其一砖一瓦,竟都是模仿着中山纪念堂的规制,连墙面的装饰线,都精细到毫米。可以想见,当年这位黄姓主人,是怀着怎样一种敬畏与向往,将那份属于公共纪念建筑的宏伟与庄严,小心翼翼地搬进了自己的私家园林。这其间的心态,颇可玩味。是僭越,还是崇拜?或许兼而有之。如今,人去楼空,只余下这建筑的空壳,对着年年不变的青山,成了后人眼里一段凝固的往事。
更奇的,是那些钟形的窗。样式别致,如一座座倒悬的座钟,内部的木框竟还能前后推拉,上下开合。人说这是广州民国建筑里的孤例。我凑近前去,想从那窗格的缝隙里,窥见一点旧日的声息,却只闻到一股老木料在阴湿空气里酝酿出的、淡淡的霉味。这味道,是时间本身的味道。
园子的另一侧,画风陡然一变。几座敦实的混凝土塔楼和旧厂房,带着粗犷的、不加修饰的工业气息,矗立在那里。墙面上,“安全生产”一类的红色标语,虽已褪色,笔划却依然倔强。这是五十年代电石厂的遗存。从私家别墅到国家工厂,这片土地所承载的,是截然不同的两种梦境。一处关乎个人的逸乐与体面,一处关乎集体的生产与建设。它们并置于此,被统合在“公园”这个名目之下,倒构成了一幅奇特的、缩略的世纪图景。
假山、湖水、曲径、连廊,这些古典园林的意象,与那庞大的、沉默的工业遗迹相对望着,彼此都不言语,却仿佛在进行一场跨越数十年的对话。历史在这里,不是一条奔流到底的河,而是层层叠压的积岩,偶尔露出一角,任人解读。

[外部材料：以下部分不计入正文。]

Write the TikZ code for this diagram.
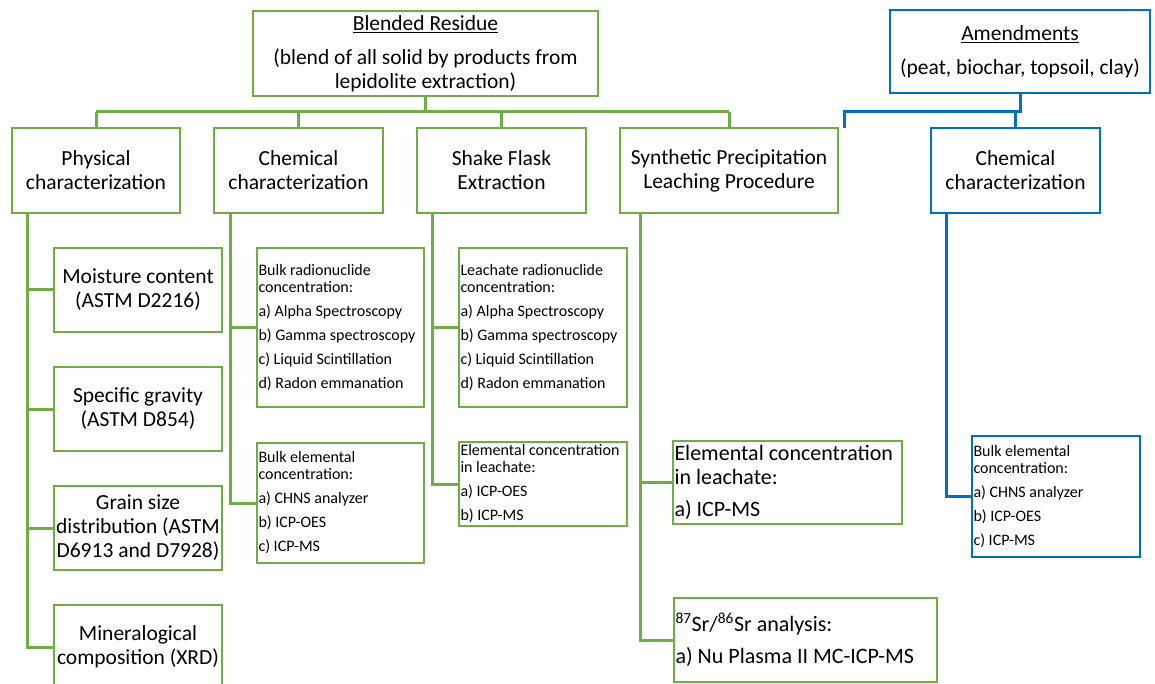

游人确是稀少的。除了草坪上的帐篷客,亭中的“剑客”,便只有三两中老年人,背着双手,极缓极缓地踱着步。他们的沉默,与这园子的寂静,是融为一体的。那份被称作“寂寞”的气质,或许并非空无,而是这样一种充盈的、自足的静。它不讨好,不喧哗,只是安然地存在着,等着不期而至的脚步声。
离开时,我另择了一条路。导航将我引至河边,对岸一片崭新的、高大的住宅小区赫然在目。那是“富力桃源”,一个我十分熟悉的地方,朋友便住在那里,我曾多次造访。原来,我与这增埗公园,竟一直只是一水之隔。物理的距离如此之近,心理的距离,却因这一次探访,才真正消弭。
回头再望一眼,那一片葱茏的林木与斑驳的墙垣,静静地卧在秋日的斜阳里。它像一块被城市急速发展的洪流无意间留下的一块“息壤”,自成天地,守护着自身的记忆与静谧。这寂寞,或许正是它最可贵的品格了。